Most time-strapped visitors take a bus to the pyramids, but we were on a walking tour. Our group of 14, along with our guide, Egyptologist Inas Hassan, set out from the hotel, continuing uphill past the Great Pyramid of Khufu and the Pyramid of Khafre to a panoramic viewpoint. A long downhill stroll past the Pyramid of Menkaure brought us face-to-face with the inscrutable Sphinx. My lifelong dream of seeing the pyramids was fulfilled in a morning's walk.
We walked an easy two or three miles that day and averaged five to six a day. Because of the flat terrain along the Nile, the walks were not strenuous, and any reasonably fit person should be able to do them.
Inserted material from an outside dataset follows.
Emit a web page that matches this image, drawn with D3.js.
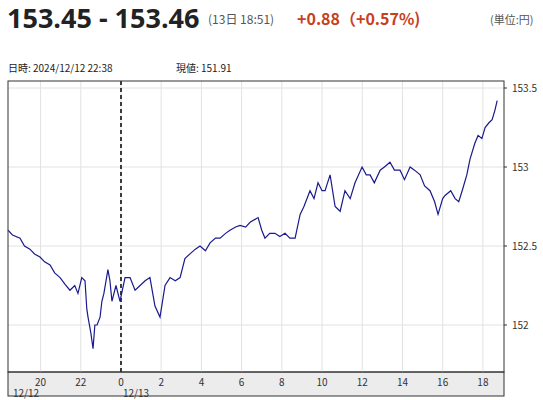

That afternoon, we took a motor coach to the site of the Giza Pyramids' precursor, the Step Pyramid of Djoser at Saqqara, completed in the 27th century BC. In the distance, we saw the Bent Pyramid, so called because the angle of slope changes halfway up, and the Red Pyramid. Amazingly, discoveries are still being made. In November, it was announced that a 4,300-year-old pyramid base had been unearthed at Saqqara, bringing to 118 the number of Egypt's pyramids.
The rest of our walks in Cairo were urban hikes. We trekked through the Citadel of Saladin and the Mosque of Muhammad Ali; through the Egyptian Museum and the bustling alleyways of the Khan el Khalili bazaar, where a bomb exploded in February, killing a French tourist.
We saw security police throughout the city and, like other groups, we were accompanied by a guard wherever we walked. The unsmiling guards dressed in suits and made little effort to conceal the automatic weapons under their jackets.